WRITTEN REQUEST:
Scan the listing that follows and report how many lines contain "matplotlib". Write the number alone.
>>
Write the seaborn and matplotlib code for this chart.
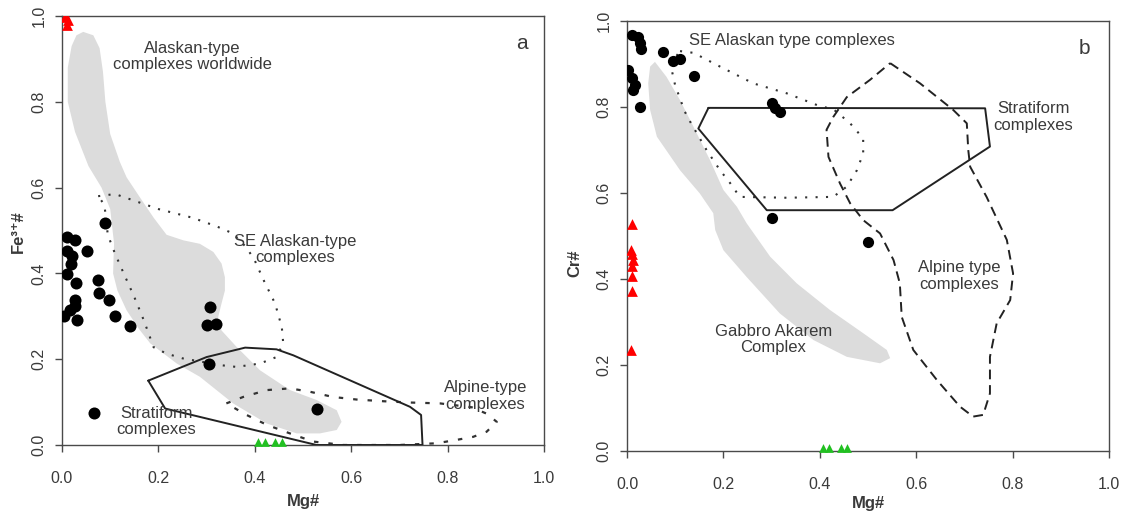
import matplotlib
matplotlib.use("Agg")
import matplotlib.pyplot as plt
import pandas as pd
import seaborn as sns

# ---------------- Panel a: Mg# vs Fe3+# ----------------
a_dot_mg = [0.089, 0.010, 0.027, 0.052, 0.011, 0.020, 0.018, 0.011, 0.030, 0.074,
            0.077, 0.098, 0.027, 0.026, 0.017, 0.005, 0.032, 0.111, 0.141, 0.307,
            0.300, 0.320, 0.304, 0.066, 0.530]
a_dot_fe = [0.518, 0.486, 0.478, 0.452, 0.453, 0.440, 0.423, 0.398, 0.378, 0.384,
            0.354, 0.337, 0.339, 0.325, 0.314, 0.300, 0.292, 0.300, 0.277, 0.322,
            0.279, 0.281, 0.188, 0.075, 0.084]
a_red_mg = [0.006, 0.012, 0.010]
a_red_fe = [0.998, 0.990, 0.978]
a_green_mg = [0.407, 0.421, 0.442, 0.456]
a_green_fe = [0.006, 0.006, 0.006, 0.006]

# Alaskan-type complexes worldwide (grey field)
a_world_x = [0.044, 0.065, 0.078, 0.085, 0.090, 0.100, 0.120, 0.134, 0.160, 0.190,
             0.217, 0.252, 0.286, 0.314, 0.331, 0.338, 0.338, 0.331, 0.324, 0.331,
             0.362, 0.411, 0.473, 0.528, 0.570, 0.580, 0.570, 0.535, 0.487, 0.425,
             0.355, 0.286, 0.238, 0.183, 0.160, 0.134, 0.115, 0.106, 0.108, 0.100,
             0.082, 0.055, 0.027, 0.012, 0.012, 0.020, 0.030]
a_world_y = [0.963, 0.955, 0.925, 0.870, 0.800, 0.725, 0.660, 0.624, 0.580, 0.530,
             0.490, 0.477, 0.469, 0.450, 0.423, 0.391, 0.360, 0.330, 0.298, 0.267,
             0.229, 0.174, 0.128, 0.105, 0.081, 0.054, 0.035, 0.027, 0.027, 0.050,
             0.097, 0.159, 0.190, 0.237, 0.270, 0.314, 0.360, 0.400, 0.470, 0.550,
             0.600, 0.650, 0.730, 0.800, 0.880, 0.930, 0.955]

# SE Alaskan-type complexes (dotted field)
a_seak_x = [0.075, 0.110, 0.200, 0.270, 0.320, 0.355, 0.383, 0.400, 0.418, 0.442,
            0.456, 0.459, 0.445, 0.411, 0.362, 0.330, 0.250, 0.217, 0.190, 0.170,
            0.150, 0.130, 0.110, 0.095, 0.088, 0.075]
a_seak_y = [0.580, 0.585, 0.550, 0.530, 0.510, 0.493, 0.460, 0.430, 0.385, 0.330,
            0.275, 0.237, 0.205, 0.190, 0.182, 0.186, 0.202, 0.213, 0.228, 0.290,
            0.345, 0.395, 0.446, 0.490, 0.560, 0.580]

# Stratiform complexes (solid field)
a_strat_x = [0.179, 0.300, 0.380, 0.445, 0.480, 0.722, 0.745, 0.748, 0.528, 0.214, 0.179]
a_strat_y = [0.150, 0.205, 0.227, 0.223, 0.209, 0.089, 0.070, 0.000, 0.000, 0.085, 0.150]

# Alpine-type complexes (dashed field)
a_alp_x = [0.341, 0.376, 0.425, 0.473, 0.515, 0.562, 0.611, 0.667, 0.722, 0.784,
           0.850, 0.881, 0.902, 0.881, 0.853, 0.819, 0.777, 0.700, 0.584, 0.521,
           0.473, 0.425, 0.383, 0.341]
a_alp_y = [0.097, 0.112, 0.128, 0.132, 0.124, 0.112, 0.106, 0.102, 0.099, 0.097,
           0.088, 0.073, 0.054, 0.031, 0.019, 0.012, 0.004, 0.000, 0.000, 0.008,
           0.027, 0.047, 0.070, 0.097]

# ---------------- Panel b: Mg# vs Cr# ----------------
b_dot_mg = [0.010, 0.023, 0.027, 0.030, 0.075, 0.095, 0.110, 0.139, 0.003, 0.010,
            0.017, 0.013, 0.028, 0.300, 0.307, 0.317, 0.301, 0.500]
b_dot_cr = [0.967, 0.963, 0.948, 0.936, 0.929, 0.908, 0.911, 0.871, 0.886, 0.867,
            0.851, 0.840, 0.801, 0.809, 0.797, 0.789, 0.541, 0.486]
b_red_mg = [0.010, 0.008, 0.010, 0.012, 0.011, 0.010, 0.010, 0.009]
b_red_cr = [0.528, 0.467, 0.458, 0.445, 0.430, 0.407, 0.372, 0.234]
b_green_mg = [0.407, 0.420, 0.443, 0.456]
b_green_cr = [0.006, 0.006, 0.006, 0.006]

# Gabbro Akarem Complex (grey field)
b_gak_x = [0.058, 0.082, 0.110, 0.138, 0.172, 0.200, 0.228, 0.248, 0.297, 0.352,
           0.421, 0.490, 0.539, 0.546, 0.525, 0.456, 0.387, 0.317, 0.248, 0.200,
           0.183, 0.179, 0.151, 0.110, 0.062, 0.048, 0.044, 0.048, 0.058]
b_gak_y = [0.905, 0.870, 0.816, 0.754, 0.677, 0.607, 0.568, 0.530, 0.452, 0.390,
           0.328, 0.274, 0.235, 0.216, 0.204, 0.219, 0.258, 0.320, 0.405, 0.467,
           0.514, 0.553, 0.599, 0.653, 0.731, 0.793, 0.855, 0.894, 0.905]

# SE Alaskan type complexes (dotted field)
b_seak_x = [0.110, 0.138, 0.193, 0.262, 0.331, 0.400, 0.428, 0.463, 0.490, 0.490,
            0.477, 0.456, 0.428, 0.331, 0.234, 0.214, 0.193, 0.165, 0.131, 0.120,
            0.100, 0.090, 0.110]
b_seak_y = [0.930, 0.926, 0.894, 0.855, 0.832, 0.802, 0.795, 0.762, 0.727, 0.692,
            0.653, 0.615, 0.591, 0.589, 0.591, 0.623, 0.653, 0.700, 0.766, 0.789,
            0.850, 0.900, 0.930]

# Stratiform complexes (solid field)
b_strat_x = [0.169, 0.743, 0.753, 0.551, 0.290, 0.148, 0.169]
b_strat_y = [0.798, 0.797, 0.708, 0.560, 0.560, 0.750, 0.798]

# Alpine type complexes (dashed field)
b_alp_x = [0.546, 0.608, 0.677, 0.705, 0.708, 0.712, 0.746, 0.788, 0.801, 0.795,
           0.767, 0.753, 0.753, 0.739, 0.718, 0.691, 0.643, 0.594, 0.570, 0.566,
           0.553, 0.525, 0.490, 0.463, 0.442, 0.418, 0.414, 0.428, 0.456, 0.504, 0.546]
b_alp_y = [0.902, 0.855, 0.793, 0.762, 0.700, 0.661, 0.591, 0.491, 0.413, 0.351,
           0.297, 0.219, 0.134, 0.084, 0.080, 0.103, 0.165, 0.235, 0.312, 0.390,
           0.444, 0.506, 0.537, 0.576, 0.622, 0.684, 0.747, 0.777, 0.823, 0.863, 0.902]

ticks = [0.0, 0.2, 0.4, 0.6, 0.8, 1.0]
tick_labels = ["0.0", "0.2", "0.4", "0.6", "0.8", "1.0"]

sns.set_theme(style="ticks")
plt.rcParams["font.family"] = ["Liberation Sans", "DejaVu Sans"]

AX_COL = "#4a4a4a"
TXT_COL = "#3a3a3a"
GREY = "#dcdcdc"

fig = plt.figure(figsize=(11.26, 5.2), dpi=100)
fig.patch.set_facecolor("white")
ax_a = fig.add_axes([0.05506, 0.14423, 0.42806, 0.8250])
ax_b = fig.add_axes([0.55684, 0.13269, 0.42806, 0.8269])


def style_axes(ax, ylabel, xlab_y, ylab_x, ylab_y):
    ax.set_xlim(0, 1)
    ax.set_ylim(0, 1)
    ax.set_facecolor("white")
    for sp in ax.spines.values():
        sp.set_visible(True)
        sp.set_color(AX_COL)
        sp.set_linewidth(1.0)
    ax.set_xticks(ticks)
    ax.set_xticklabels(tick_labels)
    ax.set_yticks(ticks)
    ax.set_yticklabels(tick_labels)
    ax.tick_params(axis="both", direction="out", length=5, width=1.0,
                   color=AX_COL, labelcolor=TXT_COL, labelsize=11.5)
    ax.tick_params(axis="x", pad=14)
    ax.tick_params(axis="y", pad=6)
    for lab in ax.get_yticklabels():
        lab.set_rotation(90)
        lab.set_va("center")
    ax.set_xlabel("Mg#", fontsize=12, fontweight="bold", color=TXT_COL)
    ax.set_ylabel(ylabel, fontsize=12, fontweight="bold", color=TXT_COL,
                  family=["Liberation Sans", "DejaVu Sans"])
    ax.xaxis.set_label_coords(0.5, xlab_y)
    ax.yaxis.set_label_coords(ylab_x, ylab_y)


def dots(ax, x, y, **kw):
    sns.scatterplot(data=pd.DataFrame({"x": x, "y": y}), x="x", y="y", ax=ax,
                    legend=False, linewidth=0, zorder=5, **kw)


txt = dict(color=TXT_COL, fontsize=12, ha="center", va="center", linespacing=1.1)

# ---- panel a ----
ax = ax_a
ax.fill(a_world_x, a_world_y, color=GREY, lw=0, zorder=1)
ax.plot(a_seak_x, a_seak_y, color="#333333", lw=1.5, ls=(0, (1, 4)), zorder=2)
ax.plot(a_strat_x, a_strat_y, color="#222222", lw=1.4, zorder=3)
ax.plot(a_alp_x, a_alp_y, color="#333333", lw=1.6, ls=(0, (2, 4.5)), zorder=2)
dots(ax, a_dot_mg, a_dot_fe, color="black", s=75, marker="o")
dots(ax, a_red_mg, a_red_fe, color="#ff0000", s=60, marker="^")
dots(ax, a_green_mg, a_green_fe, color="#22c022", s=40, marker="^", clip_on=False)
ax.text(0.27, 0.906, "Alaskan-type\ncomplexes worldwide", **txt)
ax.text(0.483, 0.455, "SE Alaskan-type\ncomplexes", **txt)
ax.text(0.878, 0.114, "Alpine-type\ncomplexes", **txt)
ax.text(0.196, 0.054, "Stratiform\ncomplexes", **txt)
ax.text(0.955, 0.935, "a", color=TXT_COL, fontsize=15, ha="center", va="center")
style_axes(ax, "Fe\u00b3\u207a#", -0.115, -0.075, 0.497)

# ---- panel b ----
ax = ax_b
ax.fill(b_gak_x, b_gak_y, color=GREY, lw=0, zorder=1)
ax.plot(b_seak_x, b_seak_y, color="#333333", lw=1.5, ls=(0, (1, 4)), zorder=2)
ax.plot(b_strat_x, b_strat_y, color="#222222", lw=1.4, zorder=3)
ax.plot(b_alp_x, b_alp_y, color="#222222", lw=1.4, ls=(0, (5, 3)), zorder=3)
dots(ax, b_dot_mg, b_dot_cr, color="black", s=65, marker="o")
dots(ax, b_red_mg, b_red_cr, color="#ff0000", s=60, marker="^")
dots(ax, b_green_mg, b_green_cr, color="#22c022", s=40, marker="^", clip_on=False)
ax.text(0.342, 0.954, "SE Alaskan type complexes", **txt)
ax.text(0.843, 0.777, "Stratiform\ncomplexes", **txt)
ax.text(0.69, 0.407, "Alpine type\ncomplexes", **txt)
ax.text(0.304, 0.26, "Gabbro Akarem\nComplex", **txt)
ax.text(0.95, 0.937, "b", color=TXT_COL, fontsize=15, ha="center", va="center")
style_axes(ax, "Cr#", -0.105, -0.092, 0.437)

fig.savefig("out.png", dpi=100, facecolor="white")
<<
TASK SOLUTION:
4